BEGIN PROVIDED DATA

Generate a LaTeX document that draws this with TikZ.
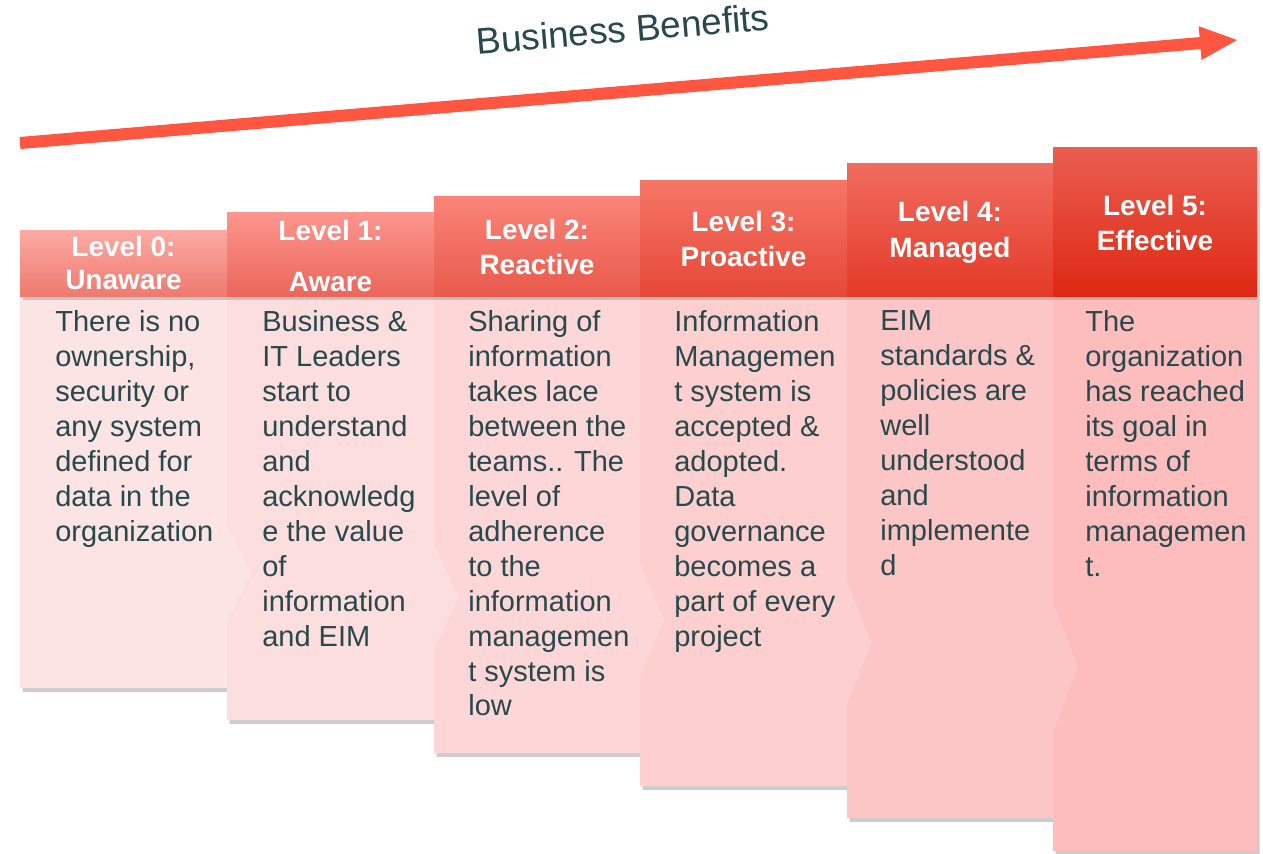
\documentclass[tikz,border=0pt]{standalone}
\usepackage{fontspec}
\setmainfont{Liberation Sans}
\usetikzlibrary{shadows}
\definecolor{txt}{RGB}{40,72,76}
\definecolor{arrowc}{RGB}{254,86,64}
\definecolor{bodyA}{RGB}{253,228,228}
\definecolor{bodyB}{RGB}{253,222,222}
\definecolor{bodyC}{RGB}{253,215,215}
\definecolor{bodyD}{RGB}{253,207,207}
\definecolor{bodyE}{RGB}{253,198,198}
\definecolor{bodyF}{RGB}{253,189,189}
\definecolor{hAt}{RGB}{252,170,164}\definecolor{hAb}{RGB}{238,122,112}
\definecolor{hBt}{RGB}{252,150,142}\definecolor{hBb}{RGB}{236,102,90}
\definecolor{hCt}{RGB}{250,132,120}\definecolor{hCb}{RGB}{232,90,76}
\definecolor{hDt}{RGB}{246,118,104}\definecolor{hDb}{RGB}{230,72,55}
\definecolor{hEt}{RGB}{240,108,95}\definecolor{hEb}{RGB}{228,58,40}
\definecolor{hFt}{RGB}{234,94,80}\definecolor{hFb}{RGB}{222,40,20}
\tikzset{
  bodyshape/.style={drop shadow={shadow xshift=1.5pt,shadow yshift=-2.2pt,opacity=0.4}},
  headshape/.style={drop shadow={shadow xshift=1.5pt,shadow yshift=-2pt,opacity=0.35}},
  headtext/.style={text=white,font=\fontsize{15.9}{19.9}\selectfont\bfseries,align=center,inner sep=0pt},
  bodytext/.style={text=txt,font=\fontsize{16.5}{19.9}\selectfont,align=left,anchor=north west,inner sep=0pt},
}
\begin{document}
\begin{tikzpicture}[x=0.02cm,y=-0.02cm]
\useasboundingbox (0,0) rectangle (1263,853);
% arrow
\coordinate (as1) at (20.5,149);
\coordinate (as2) at (19.5,137);
\coordinate (ae1) at (1199.6,37.1);
\coordinate (ae2) at (1200.6,49.1);
\coordinate (ah1) at (1198.7,26.2);
\coordinate (ah2) at (1201.5,60.0);
\coordinate (atip) at (1237,40);
\fill[arrowc] (as1) -- (as2) -- (ae1) -- (ah1) -- (atip) -- (ah2) -- (ae2) -- cycle;
\node[text=txt,font=\fontsize{21}{25}\selectfont,rotate=4.8] (bb) at (623,29) {Business Benefits};
% bodies (left to right)
\fill[bodyA,bodyshape] (20,296) -- (227,296) -- (227,523) -- (252,573) -- (227,623) -- (227,688) -- (20,688) -- cycle;
\fill[bodyB,bodyshape] (227,296) -- (434,296) -- (434,544) -- (459,597) -- (434,650) -- (434,720) -- (227,720) -- (227,623) -- (252,573) -- (227,523) -- cycle;
\fill[bodyC,bodyshape] (434,296) -- (640,296) -- (640,563) -- (665,620) -- (640,677) -- (640,753) -- (434,753) -- (434,650) -- (459,597) -- (434,544) -- cycle;
\fill[bodyD,bodyshape] (640,296) -- (847,296) -- (847,581) -- (872,643) -- (847,705) -- (847,786) -- (640,786) -- (640,677) -- (665,620) -- (640,563) -- cycle;
\fill[bodyE,bodyshape] (847,296) -- (1053,296) -- (1053,601) -- (1078,667) -- (1053,733) -- (1053,818) -- (847,818) -- (847,705) -- (872,643) -- (847,581) -- cycle;
\fill[bodyF,bodyshape] (1053,296) -- (1257,296) -- (1257,851) -- (1053,851) -- (1053,733) -- (1078,667) -- (1053,601) -- cycle;
% headers
\fill[top color=hAt,bottom color=hAb,headshape] (20,230) rectangle (227,296);
\fill[top color=hBt,bottom color=hBb,headshape] (227,212) rectangle (434,296);
\fill[top color=hCt,bottom color=hCb,headshape] (434,196) rectangle (640,296);
\fill[top color=hDt,bottom color=hDb,headshape] (640,180) rectangle (847,296);
\fill[top color=hEt,bottom color=hEb,headshape] (847,163) rectangle (1053,296);
\fill[top color=hFt,bottom color=hFb,headshape] (1053,147) rectangle (1257,296);
% header texts
\node[headtext] (h0) at (123.5,263) {Level 0:\\[-1.5pt]Unaware};
\node[headtext] (h1) at (330.5,256) {Level 1:\\[9pt]Aware};
\node[headtext] (h2) at (537,247) {Level 2:\\Reactive};
\node[headtext] (h3) at (743.5,239) {Level 3:\\Proactive};
\node[headtext] (h4) at (950,232.5) {Level 4:\\[0.5pt]Managed};
\node[headtext] (h5) at (1155,223) {Level 5:\\Effective};
% body texts
\node[bodytext] (b0) at (55,310) {There is no\\ownership,\\security or\\any system\\defined for\\data in the\\organization};
\node[bodytext] (b1) at (262,310) {Business \&\\IT Leaders\\start to\\understand\\and\\acknowledg\\e the value\\of\\information\\and EIM};
\node[bodytext] (b2) at (468,310) {Sharing of\\information\\takes lace\\between the\\teams.. The\\level of\\adherence\\to the\\information\\managemen\\t system is\\low};
\node[bodytext] (b3) at (674,310) {Information\\Managemen\\t system is\\accepted \&\\adopted.\\Data\\governance\\becomes a\\part of every\\project};
\node[bodytext] (b4) at (880,310) {EIM\\standards \&\\policies are\\well\\understood\\and\\implemente\\d};
\node[bodytext] (b5) at (1085,310) {The\\organization\\has reached\\its goal in\\terms of\\information\\managemen\\t.};
\end{tikzpicture}
\end{document}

END PROVIDED DATA

(WHAT YOU ARE ASKED TO DO): Omit the pictures, then output the rest of the listing exactly.

(EXERCISE SOLUTION):
Generate a LaTeX document that draws this with TikZ.
\documentclass[tikz,border=0pt]{standalone}
\usepackage{fontspec}
\setmainfont{Liberation Sans}
\usetikzlibrary{shadows}
\definecolor{txt}{RGB}{40,72,76}
\definecolor{arrowc}{RGB}{254,86,64}
\definecolor{bodyA}{RGB}{253,228,228}
\definecolor{bodyB}{RGB}{253,222,222}
\definecolor{bodyC}{RGB}{253,215,215}
\definecolor{bodyD}{RGB}{253,207,207}
\definecolor{bodyE}{RGB}{253,198,198}
\definecolor{bodyF}{RGB}{253,189,189}
\definecolor{hAt}{RGB}{252,170,164}\definecolor{hAb}{RGB}{238,122,112}
\definecolor{hBt}{RGB}{252,150,142}\definecolor{hBb}{RGB}{236,102,90}
\definecolor{hCt}{RGB}{250,132,120}\definecolor{hCb}{RGB}{232,90,76}
\definecolor{hDt}{RGB}{246,118,104}\definecolor{hDb}{RGB}{230,72,55}
\definecolor{hEt}{RGB}{240,108,95}\definecolor{hEb}{RGB}{228,58,40}
\definecolor{hFt}{RGB}{234,94,80}\definecolor{hFb}{RGB}{222,40,20}
\tikzset{
  bodyshape/.style={drop shadow={shadow xshift=1.5pt,shadow yshift=-2.2pt,opacity=0.4}},
  headshape/.style={drop shadow={shadow xshift=1.5pt,shadow yshift=-2pt,opacity=0.35}},
  headtext/.style={text=white,font=\fontsize{15.9}{19.9}\selectfont\bfseries,align=center,inner sep=0pt},
  bodytext/.style={text=txt,font=\fontsize{16.5}{19.9}\selectfont,align=left,anchor=north west,inner sep=0pt},
}
\begin{document}
\begin{tikzpicture}[x=0.02cm,y=-0.02cm]
\useasboundingbox (0,0) rectangle (1263,853);
% arrow
\coordinate (as1) at (20.5,149);
\coordinate (as2) at (19.5,137);
\coordinate (ae1) at (1199.6,37.1);
\coordinate (ae2) at (1200.6,49.1);
\coordinate (ah1) at (1198.7,26.2);
\coordinate (ah2) at (1201.5,60.0);
\coordinate (atip) at (1237,40);
\fill[arrowc] (as1) -- (as2) -- (ae1) -- (ah1) -- (atip) -- (ah2) -- (ae2) -- cycle;
\node[text=txt,font=\fontsize{21}{25}\selectfont,rotate=4.8] (bb) at (623,29) {Business Benefits};
% bodies (left to right)
\fill[bodyA,bodyshape] (20,296) -- (227,296) -- (227,523) -- (252,573) -- (227,623) -- (227,688) -- (20,688) -- cycle;
\fill[bodyB,bodyshape] (227,296) -- (434,296) -- (434,544) -- (459,597) -- (434,650) -- (434,720) -- (227,720) -- (227,623) -- (252,573) -- (227,523) -- cycle;
\fill[bodyC,bodyshape] (434,296) -- (640,296) -- (640,563) -- (665,620) -- (640,677) -- (640,753) -- (434,753) -- (434,650) -- (459,597) -- (434,544) -- cycle;
\fill[bodyD,bodyshape] (640,296) -- (847,296) -- (847,581) -- (872,643) -- (847,705) -- (847,786) -- (640,786) -- (640,677) -- (665,620) -- (640,563) -- cycle;
\fill[bodyE,bodyshape] (847,296) -- (1053,296) -- (1053,601) -- (1078,667) -- (1053,733) -- (1053,818) -- (847,818) -- (847,705) -- (872,643) -- (847,581) -- cycle;
\fill[bodyF,bodyshape] (1053,296) -- (1257,296) -- (1257,851) -- (1053,851) -- (1053,733) -- (1078,667) -- (1053,601) -- cycle;
% headers
\fill[top color=hAt,bottom color=hAb,headshape] (20,230) rectangle (227,296);
\fill[top color=hBt,bottom color=hBb,headshape] (227,212) rectangle (434,296);
\fill[top color=hCt,bottom color=hCb,headshape] (434,196) rectangle (640,296);
\fill[top color=hDt,bottom color=hDb,headshape] (640,180) rectangle (847,296);
\fill[top color=hEt,bottom color=hEb,headshape] (847,163) rectangle (1053,296);
\fill[top color=hFt,bottom color=hFb,headshape] (1053,147) rectangle (1257,296);
% header texts
\node[headtext] (h0) at (123.5,263) {Level 0:\\[-1.5pt]Unaware};
\node[headtext] (h1) at (330.5,256) {Level 1:\\[9pt]Aware};
\node[headtext] (h2) at (537,247) {Level 2:\\Reactive};
\node[headtext] (h3) at (743.5,239) {Level 3:\\Proactive};
\node[headtext] (h4) at (950,232.5) {Level 4:\\[0.5pt]Managed};
\node[headtext] (h5) at (1155,223) {Level 5:\\Effective};
% body texts
\node[bodytext] (b0) at (55,310) {There is no\\ownership,\\security or\\any system\\defined for\\data in the\\organization};
\node[bodytext] (b1) at (262,310) {Business \&\\IT Leaders\\start to\\understand\\and\\acknowledg\\e the value\\of\\information\\and EIM};
\node[bodytext] (b2) at (468,310) {Sharing of\\information\\takes lace\\between the\\teams.. The\\level of\\adherence\\to the\\information\\managemen\\t system is\\low};
\node[bodytext] (b3) at (674,310) {Information\\Managemen\\t system is\\accepted \&\\adopted.\\Data\\governance\\becomes a\\part of every\\project};
\node[bodytext] (b4) at (880,310) {EIM\\standards \&\\policies are\\well\\understood\\and\\implemente\\d};
\node[bodytext] (b5) at (1085,310) {The\\organization\\has reached\\its goal in\\terms of\\information\\managemen\\t.};
\end{tikzpicture}
\end{document}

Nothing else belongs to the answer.